Copy each line of the records that contains the word "code".

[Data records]
......

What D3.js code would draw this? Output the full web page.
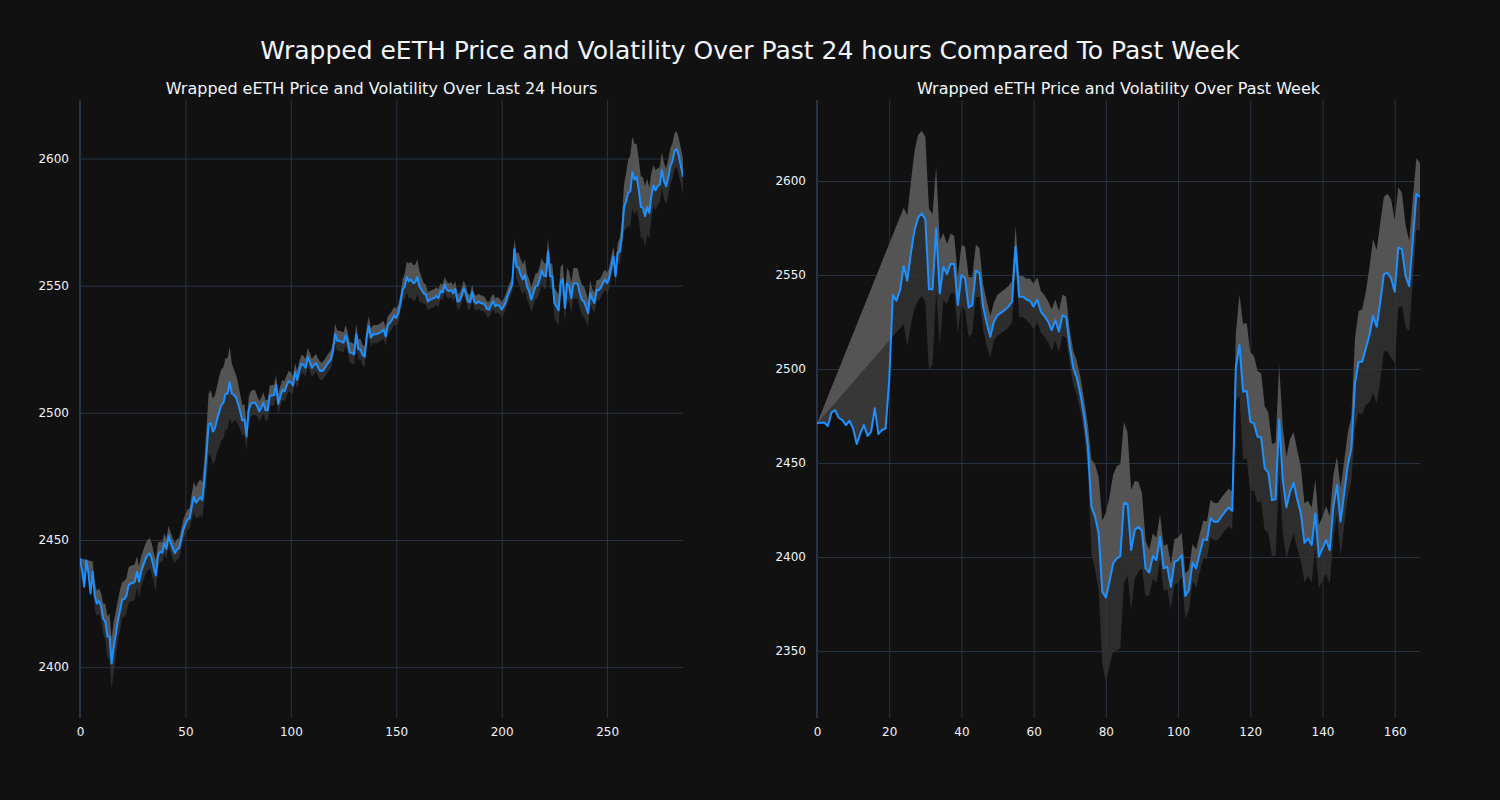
<!DOCTYPE html>
<html><head><meta charset="utf-8">
<script src="https://cdn.jsdelivr.net/npm/d3@7/dist/d3.min.js"></script>
<style>body{margin:0;background:#111111;} svg{display:block}</style>
</head><body><svg id="c" width="1500" height="800"></svg>
<script>
const mainTitle = "Wrapped eETH Price and Volatility Over Past 24 hours Compared To Past Week";
const dayTitle = "Wrapped eETH Price and Volatility Over Last 24 Hours";
const weekTitle = "Wrapped eETH Price and Volatility Over Past Week";

const dayPrice = [
2442.8,2438,2431.6,2442,2437,2429,2437.5,2428,2425,2426,
2424,2419,2418,2412,2412,2401.5,2408,2413,2418.5,2422.4,
2426.6,2426.8,2428,2432,2433,2433,2433.6,2437.5,2433.6,2437.5,
2440,2442.4,2444,2444.8,2442.8,2439,2436,2444,2445.4,2445,
2448.7,2446.5,2451.6,2449,2446.7,2444.8,2446.3,2446.7,2450.3,2454,
2456.3,2458,2458.5,2463,2467,2464.7,2465.7,2466.8,2465.7,2473.6,
2484,2495.5,2496,2492.6,2494,2497.4,2500.3,2503,2503.9,2507.5,
2507.5,2512,2507.5,2507,2506,2503.5,2500.3,2497,2497.4,2490.7,
2501,2503.5,2504,2504,2502.7,2500.6,2502,2504,2501,2501,
2506.8,2506.8,2507,2510.8,2503.5,2506.4,2509,2508.4,2510.8,2512.4,
2512,2510.8,2516,2513,2516.7,2519.3,2518.8,2517.7,2522,2520,
2517.7,2518.8,2519.6,2517.7,2516.4,2516.4,2517.5,2518.8,2520,2521,
2524.4,2531,2528.3,2528.3,2528,2527.6,2530.5,2527.6,2523.6,2523.6,
2523,2530.9,2525,2525,2522.8,2522,2530,2534,2529.6,2531,
2530.9,2531,2531.4,2532,2532.7,2530,2534.6,2535.3,2536.6,2538.2,
2537.3,2539.2,2543.2,2548.4,2549.7,2553.4,2551.7,2552.4,2551,2551.3,
2553.4,2549.7,2548.4,2547,2546.5,2543.8,2544.5,2544.8,2545.1,2546,
2545.1,2547.8,2547.4,2550.4,2548.4,2547.8,2548.4,2547,2548.7,2543.8,
2544,2546,2549,2547,2543.8,2543.4,2547.4,2543.8,2543,2543.8,
2543.2,2543,2542.5,2540.8,2540.6,2542.5,2543.8,2541.9,2542.5,2541.9,
2540.6,2541.9,2543.8,2546.5,2548.4,2550.4,2564.4,2557.6,2557,2554.3,
2552.4,2554.3,2549.7,2547.8,2544.5,2546.9,2549.7,2550,2552.4,2556,
2554,2553.7,2563.5,2553.7,2553.7,2543.2,2541.9,2540.3,2551.3,2552.6,
2541.2,2550.8,2549.7,2545.1,2550.8,2551,2550.8,2547.1,2544.5,2543.8,
2541.6,2539.2,2547.1,2544.7,2543.2,2548.2,2548.2,2549.1,2551,2552.4,
2551,2553,2557.6,2561.5,2553.7,2562.9,2563.5,2569.4,2580.6,2583.2,
2586.5,2587.1,2594.6,2591.7,2592.8,2587.8,2581,2580.6,2577.3,2581,
2578.6,2585.4,2589.4,2587.5,2589.1,2589.8,2595.4,2591.1,2589.1,2592.4,
2597,2599,2602.9,2603.8,2600.9,2597,2592.8
];
const dayVol = [
null,null,null,null,null,null,4,5,5,5,
5,6,7,8,9,10,10,9,8,8,
7,7,7,7,7,7,7,6,6,6,
6,6,6,6,6,6,6,5,4,4,
4,4,4,4,4,4,4,4,4,4,
4,4,4,5,6,6,7,7,7,8,
10,12,13,13,13,13,14,14,14,14,
14,14,12,10,9,8,7,6,6,5,
5,5,5,5,4,4,4,4,4,4,
4,4,4,4,4,4,4,4,4,4,
4,3.5,3.5,3.5,3.5,3.5,3.5,3.5,3.5,3.5,
3.5,3.5,3.5,3.5,3.5,3.5,3.5,3.5,3.5,3.5,
3.5,4,4,4,4,4,4,4,4,4,
4,4,4,4,4,4,4,4,3.5,3.5,
3.5,3.5,3.5,3.5,3.5,3.5,3.5,3.5,3.5,3.5,
3.5,3.5,3.5,4,5,6,7,7,7,7,
7,6,5,4,4,3.5,3.5,3.5,3.5,3.5,
3.5,3,3,3,3,3,3,3,3,3,
3,3,3,3,3,3,3,3,3,3,
3,3,3,3,3,3,3,3,3,3,
3,3,3,3,3,3,4,5,6,6,
6,6,5,5,5,5,5,5,5,5,
5,5,5,5,5,6,6,6,6,6,
6,6,6,6,6,6,6,6,6,6,
6,5,5,4,4,4,4,4,4,4,
4,4,4,4,4,4,5,6,9,11,
13,14,14,14,13,12,12,12,12,11,
10,9,8,8,7,7,7,7,7,7,
7,7,7,7,7,7,7
];
const weekPrice = [
2471.1,2471.5,2471.6,2469.7,2476.8,2478.2,2474.1,2472.9,2470.2,2472.5,
2468.4,2460.1,2465.8,2470.2,2464.4,2466.7,2479.1,2465.4,2467.6,2468.4,
2494.1,2539.4,2536.3,2542,2554.8,2547,2561.5,2573.9,2580.5,2582.8,
2579.6,2542.4,2542.4,2574.8,2540.2,2554.4,2550.5,2555.9,2555.9,2534,
2550,2548.2,2532.8,2534,2552.3,2551.2,2533.2,2524.3,2517.2,2525.2,
2528.7,2530,2531.4,2533.2,2535.8,2565.1,2538.5,2538.5,2537,2536.2,
2533.2,2537,2530.5,2528.2,2525.2,2520.7,2526,2519.9,2528.7,2527.5,
2511.9,2500.4,2495,2486.2,2474.6,2458.7,2426.8,2421.5,2412.6,2381.6,
2378.5,2386.9,2396.6,2399.3,2400.5,2428.9,2428.2,2403.7,2414.4,2416.1,
2414,2394,2391.7,2400.5,2398.4,2410.8,2394,2394.9,2384.2,2397.5,
2398.4,2401.1,2379.3,2382.4,2397,2394,2402,2409.4,2409,2420.6,
2418.8,2418.8,2421.5,2424.1,2426.4,2424.6,2501.2,2512.8,2487.9,2488.5,
2472,2471.1,2464,2463.7,2447.2,2444.9,2430.3,2430.7,2473.2,2441,
2426.4,2434.8,2439.5,2430.7,2423.2,2407.6,2409.9,2406.4,2423.2,2400.2,
2404.6,2409.1,2403.7,2426.8,2438.3,2418.8,2433.9,2449,2457.8,2492.4,
2503.9,2503.9,2511,2518.1,2528.2,2522.5,2535.8,2550.5,2551.2,2548.2,
2541.1,2564.7,2563.7,2549.5,2544.1,2568.6,2593.1,2591.7
];
const weekVol = [
null,null,null,null,null,null,null,null,null,null,
null,null,null,null,null,null,null,null,null,null,
null,null,null,null,31,35,38,42,44,44,
44,43,40,33,28,18,16,16,15,15,
16,17,16,15,14,13,12,12,11,10,
11,11,11,11,11,11,11,11,11,12,
12,12,11,11,11,11,11,11,11,11,
9,9,9,9,9,12,25,28,30,38,
45,45,47,49,49,43,38,32,26,24,
20,15,12,12,12,12,12,12,12,12,
12,12,12,11,10,10,10,10,10,10,
10,10,10,10,10,10,18,27,36,36,
37,36,35,34,33,32,30,30,29,28,
27,28,27,26,25,21,20,20,18,17,
17,18,18,17,15,18,17,17,17,24,
27,28,30,36,41,41,42,41,42,42,
38,32,30,27,24,22,19,18
];
const dayXTicks = [0,50,100,150,200,250];
const dayYTicks = [2400,2450,2500,2550,2600];
const weekXTicks = [0,20,40,60,80,100,120,140,160];
const weekYTicks = [2350,2400,2450,2500,2550,2600];

const FONT = "'DejaVu Sans', Verdana, sans-serif";
const TXT = "#f2f5fa";
const GRID = "#283442";
const svg = d3.select("#c");
svg.append("rect").attr("width",1500).attr("height",800).attr("fill","#111111");

svg.append("text").attr("x",750).attr("y",59).attr("text-anchor","middle")
  .attr("font-family",FONT).attr("font-size",25).attr("fill",TXT).text(mainTitle);

function panel(id, title, price, vol, xTicks, yTicks, xr, yDom){
  const top=100, bottom=718;
  const x = d3.scaleLinear().domain([0, price.length-1]).range(xr);
  const y = d3.scaleLinear().domain(yDom).range([bottom, top]);
  const g = svg.append("g");
  g.append("clipPath").attr("id","clip"+id).append("rect")
    .attr("x",xr[0]).attr("y",top).attr("width",xr[1]-xr[0]).attr("height",bottom-top);

  const gx = g.append("g").attr("transform",`translate(0,${bottom})`)
    .call(d3.axisBottom(x).tickValues(xTicks).tickSize(-(bottom-top)).tickPadding(9).tickFormat(d3.format("d")));
  gx.select(".domain").remove();
  gx.selectAll("line").attr("stroke",GRID).attr("stroke-width",1);
  gx.selectAll("text").attr("fill",TXT).attr("font-family",FONT).attr("font-size",12);
  const gy = g.append("g").attr("transform",`translate(${xr[0]},0)`)
    .call(d3.axisLeft(y).tickValues(yTicks).tickSize(-(xr[1]-xr[0])).tickPadding(11).tickFormat(d3.format("d")));
  gy.select(".domain").remove();
  gy.selectAll("line").attr("stroke",GRID).attr("stroke-width",1);
  gy.selectAll("text").attr("fill",TXT).attr("font-family",FONT).attr("font-size",12);
  g.append("line").attr("x1",x(0)).attr("x2",x(0)).attr("y1",top).attr("y2",bottom)
    .attr("stroke",GRID).attr("stroke-width",2);

  const line = d3.line();
  const idx = d3.range(price.length);
  const valid = idx.filter(i => vol[i] !== null);
  const priceRev = idx.slice().reverse().map(i => [x(i), y(price[i])]);
  const upperPts = valid.map(i => [x(i), y(price[i] + vol[i])]).concat(priceRev);
  const lowerPts = valid.map(i => [x(i), y(price[i] - vol[i])]).concat(priceRev);
  const fills = g.append("g").attr("clip-path",`url(#clip${id})`);
  fills.append("path").attr("d", line(upperPts)+"Z").attr("fill","rgb(84,84,84)");
  fills.append("path").attr("d", line(lowerPts)+"Z").attr("fill","rgba(50,50,50,0.85)");
  fills.append("path").attr("d", line(idx.map(i => [x(i), y(price[i])])))
    .attr("fill","none").attr("stroke","#1e90ff").attr("stroke-width",2).attr("stroke-linejoin","round");

  g.append("text").attr("x",(xr[0]+xr[1])/2).attr("y",94).attr("text-anchor","middle")
    .attr("font-family",FONT).attr("font-size",16).attr("fill",TXT).text(title);
}

panel("d", dayTitle, dayPrice, dayVol, dayXTicks, dayYTicks, [80,683], [2380,2623]);
panel("w", weekTitle, weekPrice, weekVol, weekXTicks, weekYTicks, [817,1420], [2314.4,2643.1]);
</script>
</body></html>
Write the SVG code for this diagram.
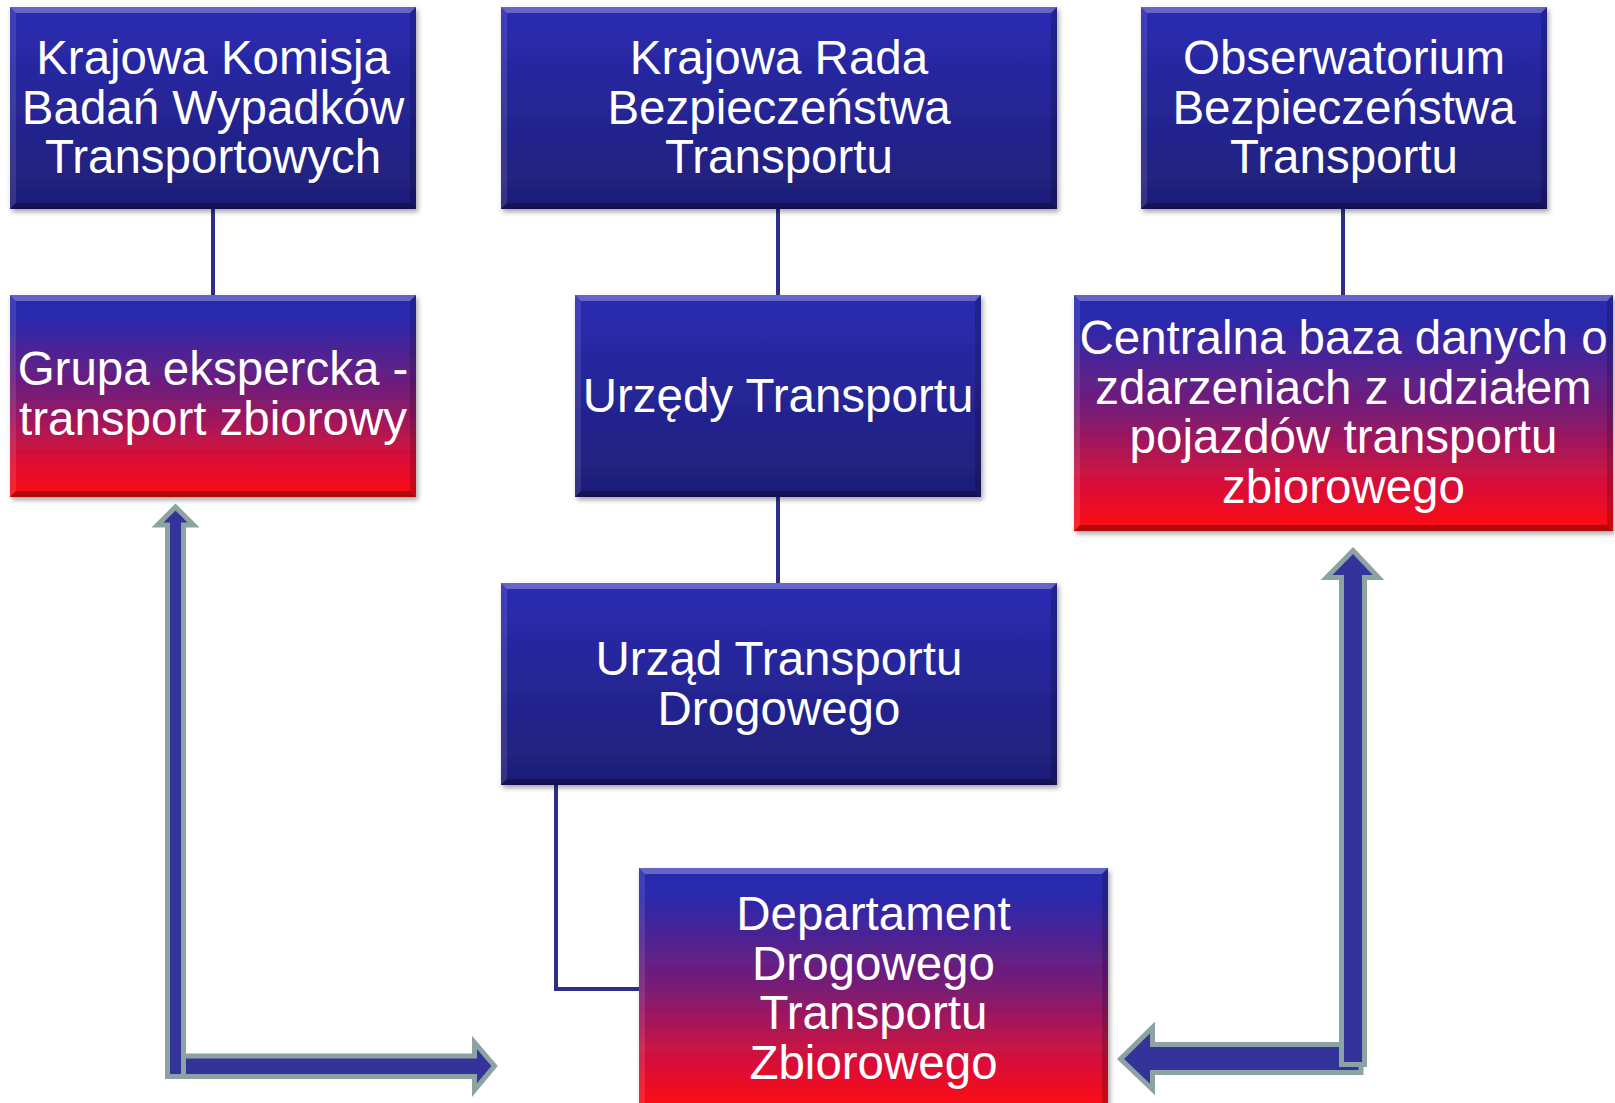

......

:: Result of the task ::
What D3.js code would draw this? Output the full web page.
Write the SVG code for this diagram.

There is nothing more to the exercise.